** Start **

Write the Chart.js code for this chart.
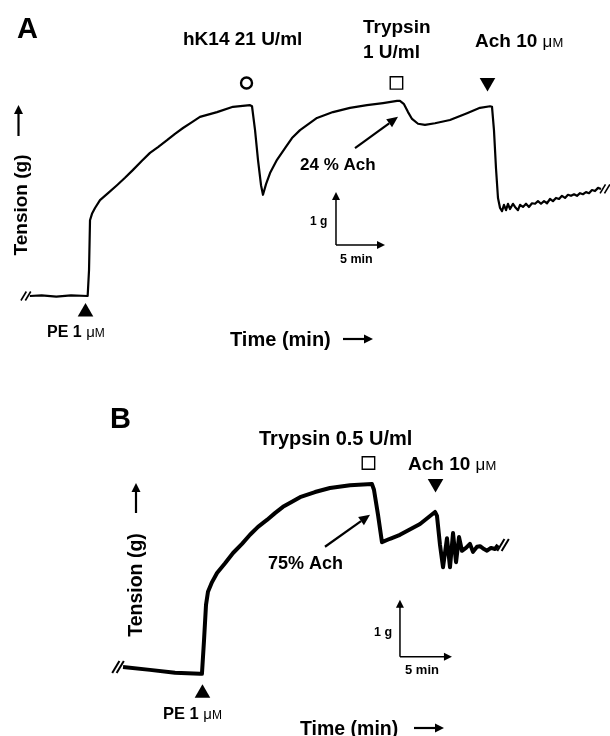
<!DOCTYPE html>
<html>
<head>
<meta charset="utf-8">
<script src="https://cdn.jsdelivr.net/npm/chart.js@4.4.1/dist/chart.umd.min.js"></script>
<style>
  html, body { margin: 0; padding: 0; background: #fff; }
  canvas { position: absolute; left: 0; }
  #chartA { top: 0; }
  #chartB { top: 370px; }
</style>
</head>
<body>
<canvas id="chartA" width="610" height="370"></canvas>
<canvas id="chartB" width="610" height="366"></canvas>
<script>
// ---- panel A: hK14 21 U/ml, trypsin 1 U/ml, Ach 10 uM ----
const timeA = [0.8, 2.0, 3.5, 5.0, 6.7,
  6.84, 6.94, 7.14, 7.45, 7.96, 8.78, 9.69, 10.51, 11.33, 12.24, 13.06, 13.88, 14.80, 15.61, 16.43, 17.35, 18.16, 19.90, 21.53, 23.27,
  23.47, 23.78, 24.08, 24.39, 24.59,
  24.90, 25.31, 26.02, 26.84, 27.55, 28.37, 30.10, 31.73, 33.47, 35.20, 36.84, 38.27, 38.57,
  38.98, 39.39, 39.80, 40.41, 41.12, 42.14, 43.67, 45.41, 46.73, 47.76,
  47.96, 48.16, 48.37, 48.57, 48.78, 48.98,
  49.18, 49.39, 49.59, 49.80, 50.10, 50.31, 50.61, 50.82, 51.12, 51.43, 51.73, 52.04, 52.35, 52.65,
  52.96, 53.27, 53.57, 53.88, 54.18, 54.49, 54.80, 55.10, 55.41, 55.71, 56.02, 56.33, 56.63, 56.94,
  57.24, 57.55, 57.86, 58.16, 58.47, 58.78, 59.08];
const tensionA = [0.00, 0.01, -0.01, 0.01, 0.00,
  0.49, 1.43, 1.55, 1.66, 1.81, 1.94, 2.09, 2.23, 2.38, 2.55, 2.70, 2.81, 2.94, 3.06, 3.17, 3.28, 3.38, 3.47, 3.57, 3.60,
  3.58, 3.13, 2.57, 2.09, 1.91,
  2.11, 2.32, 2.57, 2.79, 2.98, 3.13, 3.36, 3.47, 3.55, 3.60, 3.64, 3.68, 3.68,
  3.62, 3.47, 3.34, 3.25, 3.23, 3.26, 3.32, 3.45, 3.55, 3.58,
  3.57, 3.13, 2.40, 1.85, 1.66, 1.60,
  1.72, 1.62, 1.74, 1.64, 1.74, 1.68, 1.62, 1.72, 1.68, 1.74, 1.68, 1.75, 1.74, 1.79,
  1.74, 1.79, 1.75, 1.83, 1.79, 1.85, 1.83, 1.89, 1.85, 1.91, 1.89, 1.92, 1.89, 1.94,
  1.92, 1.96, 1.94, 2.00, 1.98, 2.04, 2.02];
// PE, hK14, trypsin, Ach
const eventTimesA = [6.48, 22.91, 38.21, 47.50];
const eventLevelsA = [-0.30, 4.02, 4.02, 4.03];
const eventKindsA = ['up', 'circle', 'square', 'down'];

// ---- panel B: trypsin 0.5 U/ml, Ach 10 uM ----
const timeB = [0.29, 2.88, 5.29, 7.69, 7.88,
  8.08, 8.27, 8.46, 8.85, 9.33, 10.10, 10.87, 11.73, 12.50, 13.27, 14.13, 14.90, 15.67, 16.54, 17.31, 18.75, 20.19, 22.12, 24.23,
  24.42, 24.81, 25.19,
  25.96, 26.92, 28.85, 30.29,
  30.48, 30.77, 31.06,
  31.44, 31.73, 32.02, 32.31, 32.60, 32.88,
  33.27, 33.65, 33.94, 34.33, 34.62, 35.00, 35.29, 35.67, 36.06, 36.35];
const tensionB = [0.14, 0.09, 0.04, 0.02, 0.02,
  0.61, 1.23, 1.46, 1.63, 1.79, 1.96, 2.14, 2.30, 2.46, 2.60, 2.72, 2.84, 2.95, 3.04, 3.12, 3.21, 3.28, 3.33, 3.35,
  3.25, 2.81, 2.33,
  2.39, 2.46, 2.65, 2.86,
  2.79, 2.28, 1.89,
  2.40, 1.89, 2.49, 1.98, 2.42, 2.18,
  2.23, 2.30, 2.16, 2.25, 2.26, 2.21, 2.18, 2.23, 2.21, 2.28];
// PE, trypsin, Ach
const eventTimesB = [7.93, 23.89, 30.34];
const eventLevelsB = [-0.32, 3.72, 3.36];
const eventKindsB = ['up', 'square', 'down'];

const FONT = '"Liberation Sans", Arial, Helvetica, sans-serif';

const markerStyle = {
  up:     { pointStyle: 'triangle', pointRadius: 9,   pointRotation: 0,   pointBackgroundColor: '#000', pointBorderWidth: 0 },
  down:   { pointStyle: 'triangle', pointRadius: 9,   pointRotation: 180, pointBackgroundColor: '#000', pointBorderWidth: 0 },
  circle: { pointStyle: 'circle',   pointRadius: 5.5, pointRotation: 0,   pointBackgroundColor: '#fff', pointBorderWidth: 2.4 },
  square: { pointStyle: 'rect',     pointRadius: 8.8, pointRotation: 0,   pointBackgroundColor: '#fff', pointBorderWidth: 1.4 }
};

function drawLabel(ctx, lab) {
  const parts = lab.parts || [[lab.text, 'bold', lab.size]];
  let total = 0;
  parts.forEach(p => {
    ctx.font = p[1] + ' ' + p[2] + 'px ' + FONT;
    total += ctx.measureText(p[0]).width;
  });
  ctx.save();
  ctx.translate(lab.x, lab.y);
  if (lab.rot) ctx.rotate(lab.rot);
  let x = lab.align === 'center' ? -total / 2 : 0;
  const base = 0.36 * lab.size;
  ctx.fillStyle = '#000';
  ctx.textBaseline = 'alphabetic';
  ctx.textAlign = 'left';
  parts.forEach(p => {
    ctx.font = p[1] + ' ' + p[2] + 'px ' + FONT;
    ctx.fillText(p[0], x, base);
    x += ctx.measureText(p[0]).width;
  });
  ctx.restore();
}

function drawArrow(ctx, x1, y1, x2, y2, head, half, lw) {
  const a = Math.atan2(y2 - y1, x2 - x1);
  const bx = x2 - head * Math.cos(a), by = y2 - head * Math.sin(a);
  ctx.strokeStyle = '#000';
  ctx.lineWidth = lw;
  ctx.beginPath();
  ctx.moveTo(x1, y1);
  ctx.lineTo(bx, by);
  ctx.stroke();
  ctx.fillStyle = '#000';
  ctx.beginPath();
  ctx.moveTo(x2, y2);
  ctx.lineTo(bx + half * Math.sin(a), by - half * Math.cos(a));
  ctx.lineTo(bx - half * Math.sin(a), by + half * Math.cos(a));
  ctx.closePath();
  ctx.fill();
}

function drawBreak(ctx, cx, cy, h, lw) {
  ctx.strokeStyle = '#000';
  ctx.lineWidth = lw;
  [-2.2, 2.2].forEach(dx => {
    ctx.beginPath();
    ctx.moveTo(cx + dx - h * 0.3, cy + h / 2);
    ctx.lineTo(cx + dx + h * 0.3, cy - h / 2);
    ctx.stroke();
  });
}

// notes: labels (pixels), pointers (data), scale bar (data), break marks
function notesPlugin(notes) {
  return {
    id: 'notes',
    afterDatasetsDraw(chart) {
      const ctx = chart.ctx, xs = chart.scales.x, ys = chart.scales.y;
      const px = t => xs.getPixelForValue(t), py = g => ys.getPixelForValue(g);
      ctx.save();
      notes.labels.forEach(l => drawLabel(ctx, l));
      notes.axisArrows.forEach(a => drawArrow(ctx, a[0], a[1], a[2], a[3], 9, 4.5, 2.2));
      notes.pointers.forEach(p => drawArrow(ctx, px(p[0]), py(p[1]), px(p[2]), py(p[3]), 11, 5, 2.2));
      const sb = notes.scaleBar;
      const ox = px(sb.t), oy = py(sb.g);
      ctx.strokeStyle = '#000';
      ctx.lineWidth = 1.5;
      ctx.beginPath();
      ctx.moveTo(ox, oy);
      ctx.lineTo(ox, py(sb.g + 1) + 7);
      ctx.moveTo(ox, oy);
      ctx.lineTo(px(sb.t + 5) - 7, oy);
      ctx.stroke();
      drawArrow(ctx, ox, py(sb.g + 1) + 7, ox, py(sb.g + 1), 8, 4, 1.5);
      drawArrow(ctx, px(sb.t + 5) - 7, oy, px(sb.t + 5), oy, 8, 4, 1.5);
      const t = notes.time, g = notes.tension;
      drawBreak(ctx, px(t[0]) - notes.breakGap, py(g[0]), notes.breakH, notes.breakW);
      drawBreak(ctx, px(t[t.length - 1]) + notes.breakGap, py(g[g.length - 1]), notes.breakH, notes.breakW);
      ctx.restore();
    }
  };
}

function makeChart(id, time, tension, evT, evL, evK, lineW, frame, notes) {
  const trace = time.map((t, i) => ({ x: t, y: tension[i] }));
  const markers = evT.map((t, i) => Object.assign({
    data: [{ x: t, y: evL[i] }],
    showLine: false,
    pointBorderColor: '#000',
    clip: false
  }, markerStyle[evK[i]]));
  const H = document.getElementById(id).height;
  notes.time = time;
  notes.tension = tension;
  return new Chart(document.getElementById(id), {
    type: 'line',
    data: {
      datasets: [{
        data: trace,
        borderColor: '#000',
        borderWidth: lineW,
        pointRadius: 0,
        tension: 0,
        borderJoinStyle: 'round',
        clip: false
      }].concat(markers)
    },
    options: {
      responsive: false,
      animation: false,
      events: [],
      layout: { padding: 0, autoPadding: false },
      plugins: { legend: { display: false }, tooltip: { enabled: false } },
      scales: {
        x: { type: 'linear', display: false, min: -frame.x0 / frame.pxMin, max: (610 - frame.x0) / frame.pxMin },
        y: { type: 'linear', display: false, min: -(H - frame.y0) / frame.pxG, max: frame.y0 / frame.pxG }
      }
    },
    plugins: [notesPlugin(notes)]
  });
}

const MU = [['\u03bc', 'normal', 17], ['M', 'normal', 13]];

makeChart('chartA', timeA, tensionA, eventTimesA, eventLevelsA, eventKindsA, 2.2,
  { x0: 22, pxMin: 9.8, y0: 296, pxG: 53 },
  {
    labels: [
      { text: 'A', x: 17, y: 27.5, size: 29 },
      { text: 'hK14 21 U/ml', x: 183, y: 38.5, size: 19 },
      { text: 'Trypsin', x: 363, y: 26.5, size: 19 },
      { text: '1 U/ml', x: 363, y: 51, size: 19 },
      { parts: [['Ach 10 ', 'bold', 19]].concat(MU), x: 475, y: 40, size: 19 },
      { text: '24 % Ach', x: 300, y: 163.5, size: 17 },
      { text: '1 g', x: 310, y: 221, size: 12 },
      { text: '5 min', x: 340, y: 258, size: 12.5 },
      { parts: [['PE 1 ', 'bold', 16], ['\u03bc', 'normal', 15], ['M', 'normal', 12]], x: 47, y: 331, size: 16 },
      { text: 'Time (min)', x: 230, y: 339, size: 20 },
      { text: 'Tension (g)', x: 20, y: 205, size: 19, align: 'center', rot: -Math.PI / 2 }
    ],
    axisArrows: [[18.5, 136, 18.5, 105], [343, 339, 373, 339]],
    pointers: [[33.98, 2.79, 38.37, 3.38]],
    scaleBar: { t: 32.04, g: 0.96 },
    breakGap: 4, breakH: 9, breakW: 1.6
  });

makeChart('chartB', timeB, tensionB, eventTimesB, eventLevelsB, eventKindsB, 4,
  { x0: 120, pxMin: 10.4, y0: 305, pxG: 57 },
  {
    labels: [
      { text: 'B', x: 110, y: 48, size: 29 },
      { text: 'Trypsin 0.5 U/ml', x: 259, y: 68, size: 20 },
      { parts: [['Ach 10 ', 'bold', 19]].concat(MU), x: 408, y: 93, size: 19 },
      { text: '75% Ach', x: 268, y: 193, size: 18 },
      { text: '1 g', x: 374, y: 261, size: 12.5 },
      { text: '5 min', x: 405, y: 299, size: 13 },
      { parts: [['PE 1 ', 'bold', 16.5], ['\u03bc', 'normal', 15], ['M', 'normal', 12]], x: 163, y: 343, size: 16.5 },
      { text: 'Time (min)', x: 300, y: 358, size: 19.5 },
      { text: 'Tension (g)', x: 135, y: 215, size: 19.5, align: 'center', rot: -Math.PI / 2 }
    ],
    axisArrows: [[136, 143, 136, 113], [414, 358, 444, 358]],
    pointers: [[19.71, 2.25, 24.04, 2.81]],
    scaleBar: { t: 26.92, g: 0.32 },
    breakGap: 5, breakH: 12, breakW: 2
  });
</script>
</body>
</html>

** End **

- [Exercise directions]:
Leave the pictures out and reproduce exactly the lines from the top of the listing above through the line with "const eventKindsA = ['up', 'circle', 'square', 'down'];".

- [Solved problem]:
Write the Chart.js code for this chart.
<!DOCTYPE html>
<html>
<head>
<meta charset="utf-8">
<script src="https://cdn.jsdelivr.net/npm/chart.js@4.4.1/dist/chart.umd.min.js"></script>
<style>
  html, body { margin: 0; padding: 0; background: #fff; }
  canvas { position: absolute; left: 0; }
  #chartA { top: 0; }
  #chartB { top: 370px; }
</style>
</head>
<body>
<canvas id="chartA" width="610" height="370"></canvas>
<canvas id="chartB" width="610" height="366"></canvas>
<script>
// ---- panel A: hK14 21 U/ml, trypsin 1 U/ml, Ach 10 uM ----
const timeA = [0.8, 2.0, 3.5, 5.0, 6.7,
  6.84, 6.94, 7.14, 7.45, 7.96, 8.78, 9.69, 10.51, 11.33, 12.24, 13.06, 13.88, 14.80, 15.61, 16.43, 17.35, 18.16, 19.90, 21.53, 23.27,
  23.47, 23.78, 24.08, 24.39, 24.59,
  24.90, 25.31, 26.02, 26.84, 27.55, 28.37, 30.10, 31.73, 33.47, 35.20, 36.84, 38.27, 38.57,
  38.98, 39.39, 39.80, 40.41, 41.12, 42.14, 43.67, 45.41, 46.73, 47.76,
  47.96, 48.16, 48.37, 48.57, 48.78, 48.98,
  49.18, 49.39, 49.59, 49.80, 50.10, 50.31, 50.61, 50.82, 51.12, 51.43, 51.73, 52.04, 52.35, 52.65,
  52.96, 53.27, 53.57, 53.88, 54.18, 54.49, 54.80, 55.10, 55.41, 55.71, 56.02, 56.33, 56.63, 56.94,
  57.24, 57.55, 57.86, 58.16, 58.47, 58.78, 59.08];
const tensionA = [0.00, 0.01, -0.01, 0.01, 0.00,
  0.49, 1.43, 1.55, 1.66, 1.81, 1.94, 2.09, 2.23, 2.38, 2.55, 2.70, 2.81, 2.94, 3.06, 3.17, 3.28, 3.38, 3.47, 3.57, 3.60,
  3.58, 3.13, 2.57, 2.09, 1.91,
  2.11, 2.32, 2.57, 2.79, 2.98, 3.13, 3.36, 3.47, 3.55, 3.60, 3.64, 3.68, 3.68,
  3.62, 3.47, 3.34, 3.25, 3.23, 3.26, 3.32, 3.45, 3.55, 3.58,
  3.57, 3.13, 2.40, 1.85, 1.66, 1.60,
  1.72, 1.62, 1.74, 1.64, 1.74, 1.68, 1.62, 1.72, 1.68, 1.74, 1.68, 1.75, 1.74, 1.79,
  1.74, 1.79, 1.75, 1.83, 1.79, 1.85, 1.83, 1.89, 1.85, 1.91, 1.89, 1.92, 1.89, 1.94,
  1.92, 1.96, 1.94, 2.00, 1.98, 2.04, 2.02];
// PE, hK14, trypsin, Ach
const eventTimesA = [6.48, 22.91, 38.21, 47.50];
const eventLevelsA = [-0.30, 4.02, 4.02, 4.03];
const eventKindsA = ['up', 'circle', 'square', 'down'];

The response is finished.